Momentous day for Zimbabwe
Today, Monday 30th July 2018, is a momentous day for Zimbabwe as the country goes to their first ever election without Robert Mugabe on the ballot paper. Mugabe was the country’s first leader and ruled the country from 1980 until six months ago.
The leading candidates in this election, amongst the extensive list of 23 names which will appear on the ballot paper, are 75-year-old Emmerson Mnangagwa who is standing for the ruling party Zanu PF (Zimbabwe African National Union-Patriotic Front), and Nelson Chamisa who is standing for the opposition, the Movement for Democratic Change (MDC). At 40, Chamisa could become the country’s youngest ever leader.
Zimbabwe is expecting the highest ever number of voters including a large proportion of first time voters. Nearly half of those registered are under the age of 35 and it is predicted that many of the young city voters will vote for Nelson Chamisa, MDC leader.
Fr Nigel Johnson SJ, Development & Communications Director for the Jesuit Province of Zimbabwe-Mozambique says, “What is unpredictable is the rural vote, which counts for more than half of the electorate. In previous years, largely coerced by the local authorities, they have voted for the ruling party Zanu (PF), But this time, with the much freer atmosphere, it is impossible to predict how they will vote.”
To win, a candidate needs to gain a majority of over 50% of the votes otherwise there will be a secondary vote on September 8th which according to Fr Nigel will mean, “a very difficult month of more campaigning, more outrageous promises and lies, more fake news and more allegations of rigging.”

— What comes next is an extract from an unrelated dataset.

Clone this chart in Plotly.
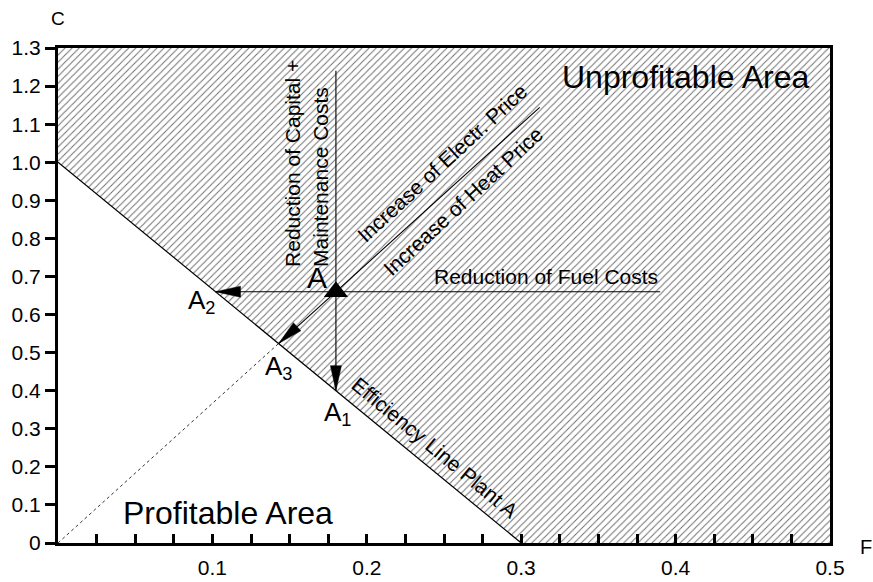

Jesuit Missions has a long history in Zimbabwe, and recently provided urgent food relief as well as coordinating partnerships between Jesuit schools in the UK and Zimbabwe. There is still a large number of British-born Jesuits actively working in Zimbabwe.
Although the election campaign has been very peaceful and a significant improvement on previous years there are still many unknowns as the country goes to the polls. Fr Nigel says, “We do not know what the reaction will be when the results start to come in and we see who takes the lead, and how the losing party will react. If Munangagwa is declared President, will Chamisa and his supporters accept the results, or will they launch massive demonstrations? If Chamisa is declared the winner, will Zanu (PF), accept it? At this moment in time, all we can do it wait.”
Photo: Students at St Joseph’s Chishawasha (Zimbabwe) who are partnered with St Joseph’s Hurst Green (UK) as part of the Jesuit Missions Companions Programme.